Direction:
Everything in the data should be repeated exactly, save for the images.
--- Begin ---
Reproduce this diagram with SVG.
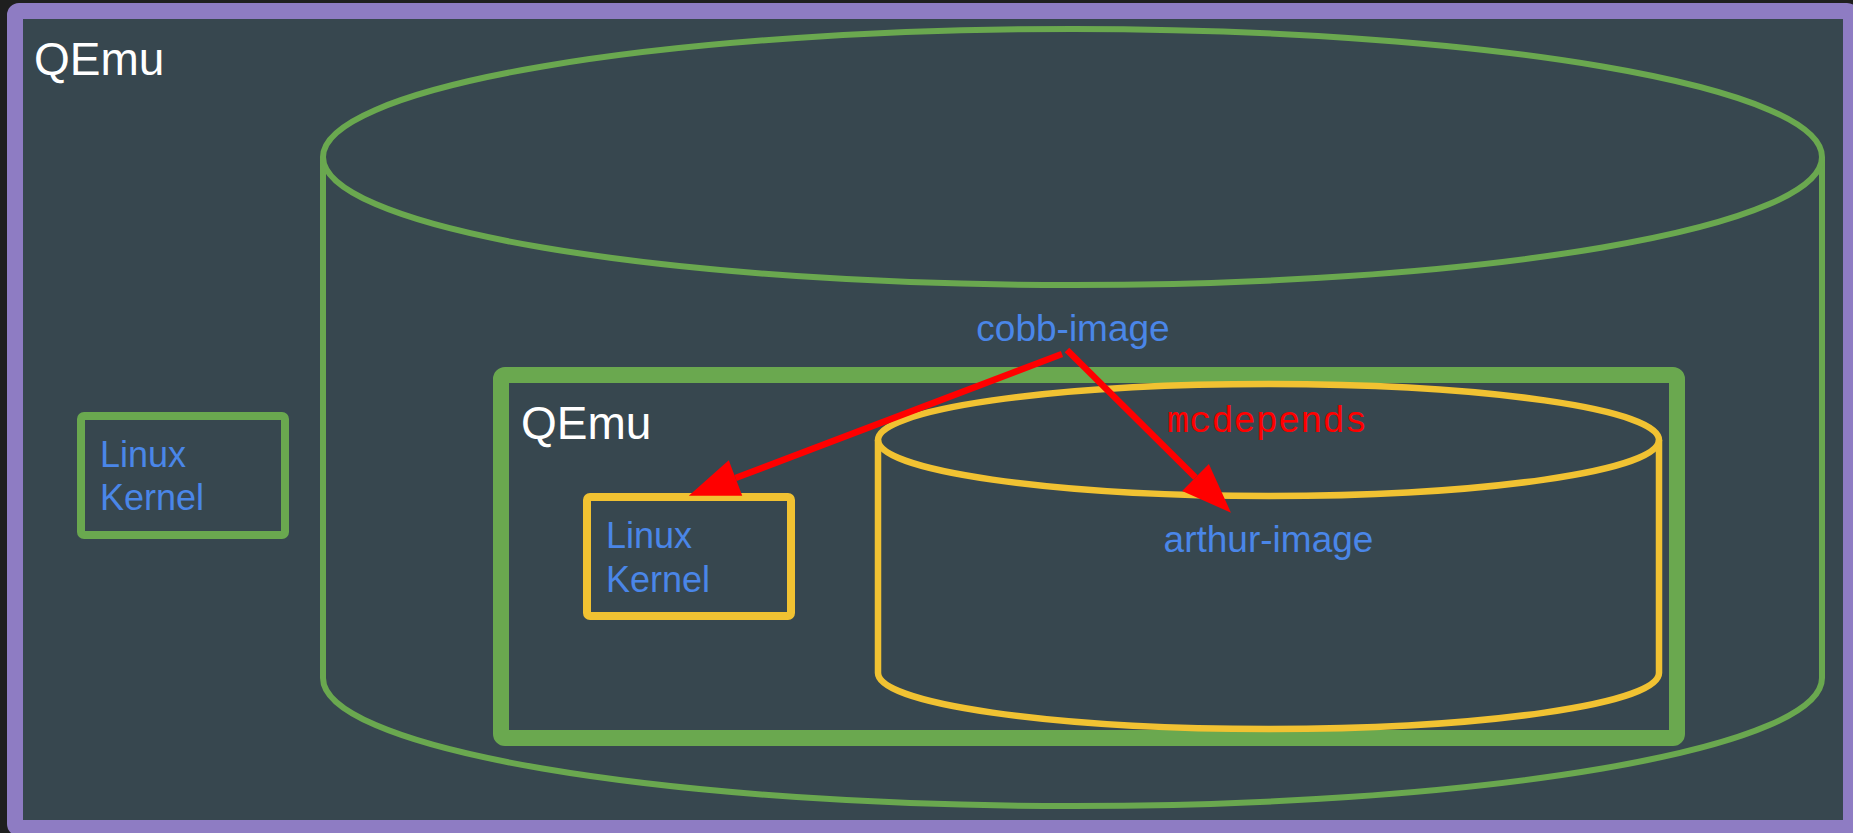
<svg xmlns="http://www.w3.org/2000/svg" width="1853" height="833" viewBox="0 0 1853 833">
  <defs>
    <style>
      .bg { fill: #1f1f1f; }
      .frame { fill: #37474f; stroke: #8e7cc3; stroke-width: 16; }
      .gcyl { fill: none; stroke: #6aa84f; stroke-width: 6; }
      .ycyl { fill: none; stroke: #f1c232; stroke-width: 6.5; }
      .grect { fill: none; stroke: #6aa84f; stroke-width: 16; }
      .gbox { fill: none; stroke: #6aa84f; stroke-width: 8; }
      .ybox { fill: none; stroke: #f1c232; stroke-width: 8; }
      .title { font-family: "Liberation Sans", Arial, sans-serif; font-size: 46px; fill: #ffffff; }
      .lbl { font-family: "Liberation Sans", Arial, sans-serif; font-size: 36px; fill: #4a86e8; }
      .img { font-family: "Liberation Sans", Arial, sans-serif; font-size: 37px; fill: #4a86e8; text-anchor: middle; }
      .elbl { font-family: "Liberation Mono", "Courier New", monospace; font-size: 37px; fill: #ff0000; }
      .edge { stroke: #ff0000; stroke-width: 6.5; fill: none; }
    </style>
    <marker id="arrow" markerUnits="userSpaceOnUse" markerWidth="50" markerHeight="38" refX="0" refY="19" orient="auto" overflow="visible">
      <path d="M0,0 L50,19 L0,38 z" fill="#ff0000"/>
    </marker>
  </defs>
  <rect class="bg" x="0" y="0" width="1853" height="833"/>
  <g id="qemu-outer">
    <rect class="frame" x="15" y="11" width="1836" height="817" rx="4"/>
    <text class="title" x="34" y="75">QEmu</text>
  </g>
  <g id="linux-kernel-outer">
    <rect class="gbox" x="81" y="416" width="204" height="119" rx="3"/>
    <text class="lbl" x="100" y="467">Linux</text>
    <text class="lbl" x="100" y="510">Kernel</text>
  </g>
  <g id="cobb-image">
    <path class="gcyl" d="M323,157 L323,678 A749.5,128 0 0 0 1822,678 L1822,157"/>
    <ellipse class="gcyl" cx="1072.5" cy="157" rx="749.5" ry="128"/>
    <text class="img" x="1073" y="341">cobb-image</text>
  </g>
  <g id="qemu-inner">
    <rect class="grect" x="501" y="375" width="1176" height="363" rx="4"/>
    <text class="title" x="521" y="439">QEmu</text>
  </g>
  <g id="linux-kernel-inner">
    <rect class="ybox" x="587" y="497" width="204" height="119" rx="3"/>
    <text class="lbl" x="606" y="548">Linux</text>
    <text class="lbl" x="606" y="592">Kernel</text>
  </g>
  <g id="arthur-image">
    <path class="ycyl" d="M878,440 L878,673 A390.5,56 0 0 0 1659,673 L1659,440"/>
    <ellipse class="ycyl" cx="1268.5" cy="440" rx="390.5" ry="56"/>
    <text class="img" x="1268.5" y="552">arthur-image</text>
  </g>
  <g id="connectors">
    <line class="edge" x1="1062" y1="354" x2="735.5" y2="478" marker-end="url(#arrow)"/>
    <line class="edge" x1="1067" y1="350" x2="1195.5" y2="477.5" marker-end="url(#arrow)"/>
    <text class="elbl" x="1167" y="432">mcdepends</text>
  </g>
</svg>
--- End ---
Solution:
Reproduce this diagram with SVG.
<svg xmlns="http://www.w3.org/2000/svg" width="1853" height="833" viewBox="0 0 1853 833">
  <defs>
    <style>
      .bg { fill: #1f1f1f; }
      .frame { fill: #37474f; stroke: #8e7cc3; stroke-width: 16; }
      .gcyl { fill: none; stroke: #6aa84f; stroke-width: 6; }
      .ycyl { fill: none; stroke: #f1c232; stroke-width: 6.5; }
      .grect { fill: none; stroke: #6aa84f; stroke-width: 16; }
      .gbox { fill: none; stroke: #6aa84f; stroke-width: 8; }
      .ybox { fill: none; stroke: #f1c232; stroke-width: 8; }
      .title { font-family: "Liberation Sans", Arial, sans-serif; font-size: 46px; fill: #ffffff; }
      .lbl { font-family: "Liberation Sans", Arial, sans-serif; font-size: 36px; fill: #4a86e8; }
      .img { font-family: "Liberation Sans", Arial, sans-serif; font-size: 37px; fill: #4a86e8; text-anchor: middle; }
      .elbl { font-family: "Liberation Mono", "Courier New", monospace; font-size: 37px; fill: #ff0000; }
      .edge { stroke: #ff0000; stroke-width: 6.5; fill: none; }
    </style>
    <marker id="arrow" markerUnits="userSpaceOnUse" markerWidth="50" markerHeight="38" refX="0" refY="19" orient="auto" overflow="visible">
      <path d="M0,0 L50,19 L0,38 z" fill="#ff0000"/>
    </marker>
  </defs>
  <rect class="bg" x="0" y="0" width="1853" height="833"/>
  <g id="qemu-outer">
    <rect class="frame" x="15" y="11" width="1836" height="817" rx="4"/>
    <text class="title" x="34" y="75">QEmu</text>
  </g>
  <g id="linux-kernel-outer">
    <rect class="gbox" x="81" y="416" width="204" height="119" rx="3"/>
    <text class="lbl" x="100" y="467">Linux</text>
    <text class="lbl" x="100" y="510">Kernel</text>
  </g>
  <g id="cobb-image">
    <path class="gcyl" d="M323,157 L323,678 A749.5,128 0 0 0 1822,678 L1822,157"/>
    <ellipse class="gcyl" cx="1072.5" cy="157" rx="749.5" ry="128"/>
    <text class="img" x="1073" y="341">cobb-image</text>
  </g>
  <g id="qemu-inner">
    <rect class="grect" x="501" y="375" width="1176" height="363" rx="4"/>
    <text class="title" x="521" y="439">QEmu</text>
  </g>
  <g id="linux-kernel-inner">
    <rect class="ybox" x="587" y="497" width="204" height="119" rx="3"/>
    <text class="lbl" x="606" y="548">Linux</text>
    <text class="lbl" x="606" y="592">Kernel</text>
  </g>
  <g id="arthur-image">
    <path class="ycyl" d="M878,440 L878,673 A390.5,56 0 0 0 1659,673 L1659,440"/>
    <ellipse class="ycyl" cx="1268.5" cy="440" rx="390.5" ry="56"/>
    <text class="img" x="1268.5" y="552">arthur-image</text>
  </g>
  <g id="connectors">
    <line class="edge" x1="1062" y1="354" x2="735.5" y2="478" marker-end="url(#arrow)"/>
    <line class="edge" x1="1067" y1="350" x2="1195.5" y2="477.5" marker-end="url(#arrow)"/>
    <text class="elbl" x="1167" y="432">mcdepends</text>
  </g>
</svg>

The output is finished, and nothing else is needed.